Diabetischer Fuß: Megaproblem trifft Mikroverständnis

Ein Großteil der Betroffenen schämt sich so, dass sie lange Zeit keine ärztliche Hilfe in Anspruch nehmen. Häufig wird die Wundentstehung völlig übersehen. Mangelnde Fußkontrollen und falsches Schuhwerk tun ein Übriges. Auf der anderen Seite stehen ein unzulängliches Netzwerk kompetenter Versorgungseinrichtungen und die weitreichende Unkenntnis der enormen Kostenlast, die der diabetische Fuß dem Gesundheitssystem aufbürdet. Jahrzehntelang wurde die Wundbehandlung als „minderwertiges Thema“ an die Pflege delegiert, erst seit einigen Jahren melden sich die Ärzte wieder zurück.

Kosten chronischer Wunden

Wohlstandserkrankungen und steigendes Durchschnittsalter der Bevölkerung führen unseren Breiten zu einem starken Anstieg chronischer Wunden, die zu einem handfesten Kostenproblem geworden sind. 1,5 Mrd. Euro Ausgaben stehen bereits in Deutschland für die Wundbehandlung an, für Österreich gilt das Verhältnis 10:1. Chronische Wunden sind sowohl arbeits- als auch hoch zeitintensiv. Das gesamte Gesundheitssystem hat mit ihnen seine Not. Mehr als 74 % der stationären Behandlungskosten bei Diabetes entfallen auf die Therapie des Diabetischen Fuß-Syndroms. Durch geeignete moderne Maßnahmen aus Prävention, Patientenschulung und multiprofessioneller Behandlung könnte sich die Zahl der Amputationen um bis zu 50 % senken lassen! Die Patienten mit Fußläsionen werden immer jünger, mehr als 50 % von ihnen sind schon jünger als 60. Je profunder allerdings die Behandlung, desto kürzer die Therapiedauer, desto geringer die Kosten und desto rascher die Besserung mit Absinken der Kosten durch Arbeitsausfall. Ein deutlicher Ausbau der Prävention könnte am Beispiel des Diabetischen Fuß-Syndroms die Kosten bis zu 70 % reduzieren. „Ideal wäre ein Netzwerk interdisziplinär ausgerichteter Spezialeinrichtungen wie in den skandinavischen oder angelsächsischen Ländern. Das ist aber derzeit nur ein Wunschtraum von Wundvisionären“, so der AWA-Ex-Generalsekretär Univ.-Prof. Dr. Gerald Zöch.

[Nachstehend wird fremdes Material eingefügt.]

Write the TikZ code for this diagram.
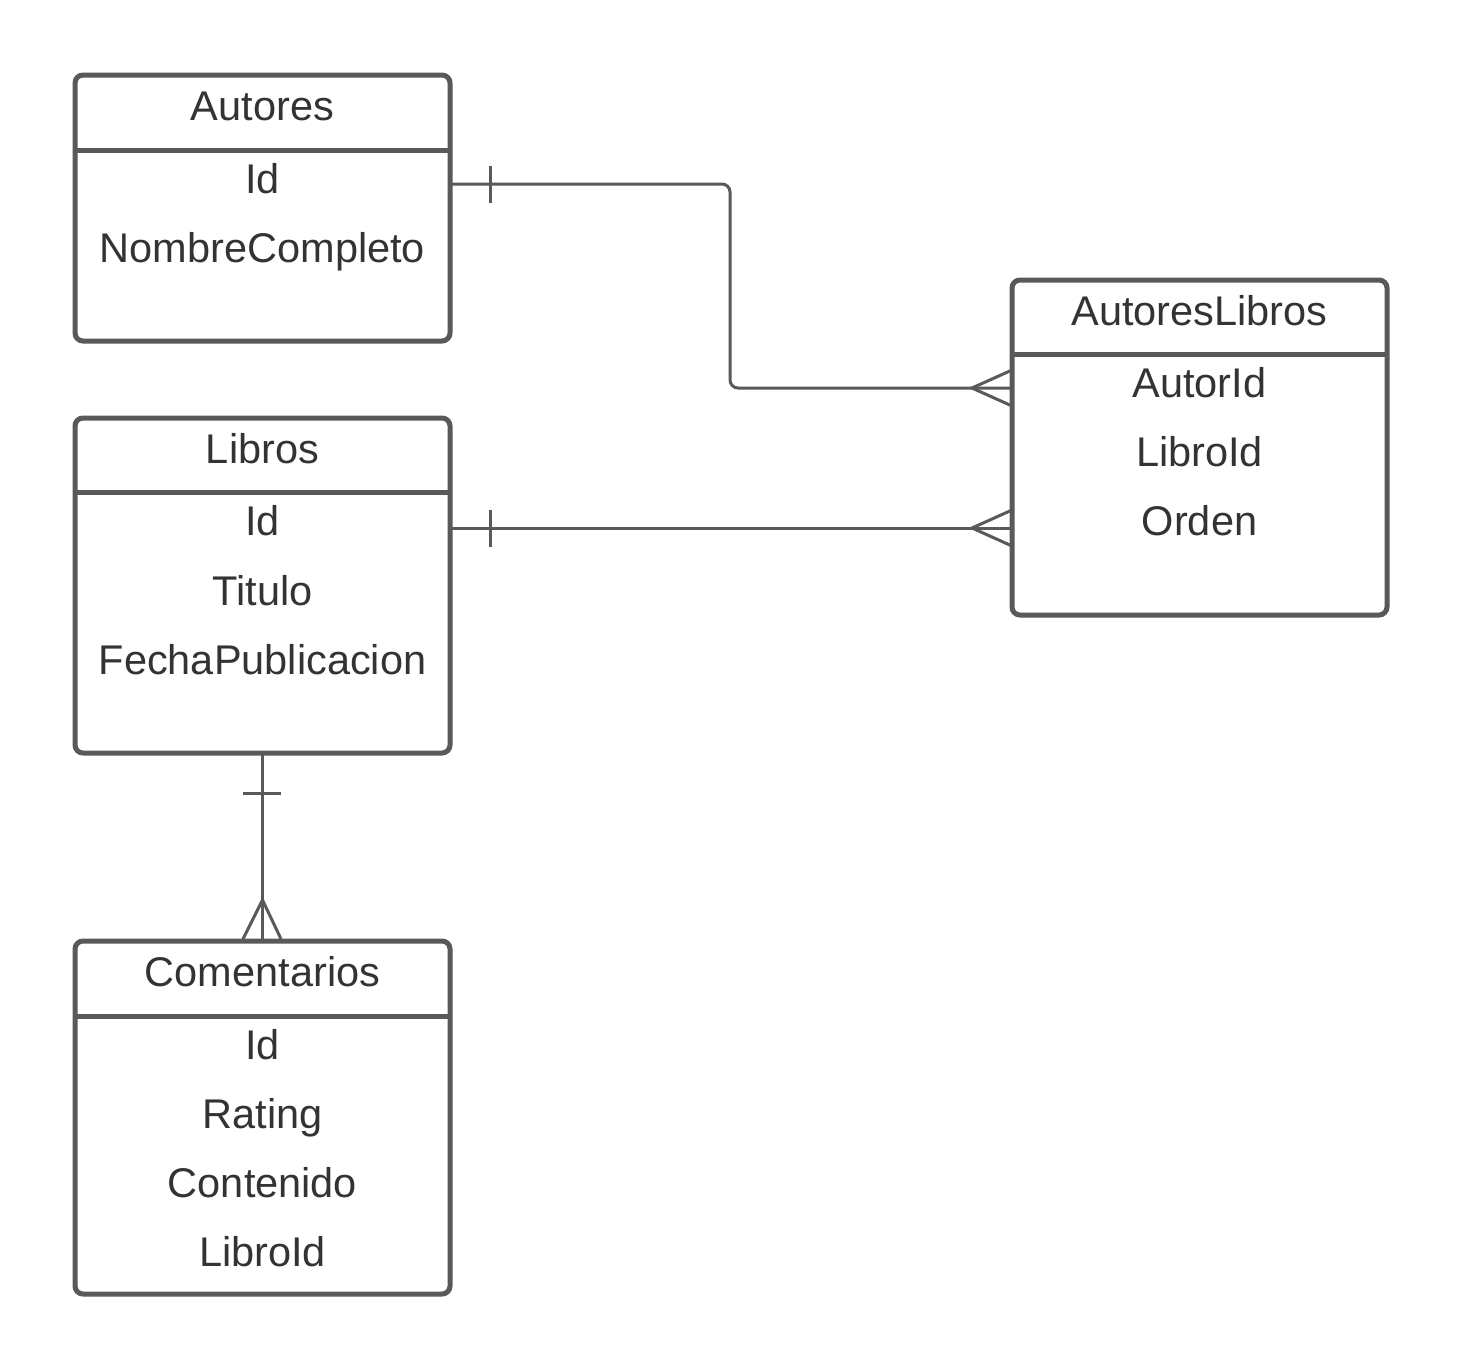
\documentclass[tikz,border=0pt]{standalone}
\usepackage{fontspec}
\setmainfont{Liberation Sans}
\definecolor{edge}{HTML}{595959}
\definecolor{txt}{HTML}{333333}
\begin{document}
\begin{tikzpicture}[x=1pt,y=-1pt,
  tbl/.style={draw=edge,line width=5pt,rounded corners=8pt,inner sep=0pt,outer sep=0pt,fill=white},
  sep/.style={draw=edge,line width=5pt},
  lbl/.style={text=txt,anchor=base,inner sep=0pt,font=\fontsize{41.5}{49}\selectfont},
  conn/.style={draw=edge,line width=3pt}]
\useasboundingbox[fill=white] (0,0) rectangle (1463,1369);
% Autores
\node[tbl,minimum width=375pt,minimum height=266pt] (autores) at (262.5,208) {};
\draw[sep] (autores.west |- 0,150) -- (autores.east |- 0,150);
\node[lbl] (autT) at (262.5,120) {Autores};
\node[lbl] (autId) at (262.5,193) {Id};
\node[lbl] (autNom) at (262.5,262) {NombreCompleto};
% Libros
\node[tbl,minimum width=375pt,minimum height=335pt] (libros) at (262.5,585.5) {};
\draw[sep] (libros.west |- 0,492) -- (libros.east |- 0,492);
\node[lbl] (libT) at (262.5,463) {Libros};
\node[lbl] (libId) at (262.5,535) {Id};
\node[lbl] (libTit) at (262.5,605) {Titulo};
\node[lbl] (libFec) at (262.5,674) {FechaPublicacion};
% AutoresLibros
\node[tbl,minimum width=375pt,minimum height=335pt] (al) at (1199.5,447.5) {};
\draw[sep] (al.west |- 0,354) -- (al.east |- 0,354);
\node[lbl] (alT) at (1199.5,325) {AutoresLibros};
\node[lbl] (alAut) at (1199.5,397) {AutorId};
\node[lbl] (alLib) at (1199.5,466) {LibroId};
\node[lbl] (alOrd) at (1199.5,535) {Orden};
% Comentarios
\node[tbl,minimum width=375pt,minimum height=353pt] (com) at (262.5,1117.5) {};
\draw[sep] (com.west |- 0,1016) -- (com.east |- 0,1016);
\node[lbl] (comT) at (262.5,986) {Comentarios};
\node[lbl] (comId) at (262.5,1059) {Id};
\node[lbl] (comRat) at (262.5,1128) {Rating};
\node[lbl] (comCon) at (262.5,1197) {Contenido};
\node[lbl] (comLib) at (262.5,1266) {LibroId};
% connector Autores -> AutoresLibros
\coordinate (bend) at (730,300);
\draw[conn,rounded corners=8pt] (autores.east |- 0,184) -- (bend |- 0,184) -- (bend |- 0,388) -- (al.west |- 0,388);
\draw[conn] (490,166) -- (490,203);
\draw[conn] (al.west |- 0,370) -- (972,388) -- (al.west |- 0,406);
% connector Libros -> AutoresLibros
\draw[conn] (libros.east |- 0,528) -- (al.west |- 0,528);
\draw[conn] (490,510) -- (490,547);
\draw[conn] (al.west |- 0,510) -- (972,528) -- (al.west |- 0,546);
% connector Libros -> Comentarios
\draw[conn] (libros.south) -- (com.north);
\draw[conn] (243,793) -- (281,793);
\draw[conn] (243,939) -- (262.5,900) -- (281,939);
\end{tikzpicture}
\end{document}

Teilweise prekäre Wissenssituation

Was in den 1970er-Jahren als „Wundermittel“ seinen Weg in bis in die Raumfahrt geschafft hat – nämlich PVP-Jod –, hat in der Versorgung chronischer Wunden nichts mehr verloren. Trockene Wundauflagen, fixiert mit Mullbinde lassen gelernte Wundmanager gequält seufzen. Laut einer Studie des Kieler Instituts für Gesundheitssystemforschung werden nur 40 % aller Betroffenen lege artis mit feuchten Wundauflagen versorgt. Wunden von Luft, Licht und Sonne zwecks „natürlicher Heilung“ austrocknen zu lassen, ist ebenso ein „No-Go“ wie das liebevolle Einweichen in Wasserstoffperoxid bei Verbänden, die sich nicht lösen wollen. Einfache physiologische Kochsalzlösung wäre ausreichend, dafür aber nicht zelltoxisch.
Als „gut“ gelten heute Wundauflagen, die das Mikroklima im Gewebe günstig beeinflussen. Hydrokoloide und Hydrogele, Alginate und Poliourethanschäume sorgen dafür, dass, wenn nötig, Flüssigkeit aus dem Wundgebiet gesaugt wird, dieses aber dennoch feucht bleibt. Teilweise wird durch sogenannte Vakuumverbände die Entfernung von Wundsekret forciert. Letztere ist noch die am besten mit Studien belegte „neue“ Wundheilungsmethode.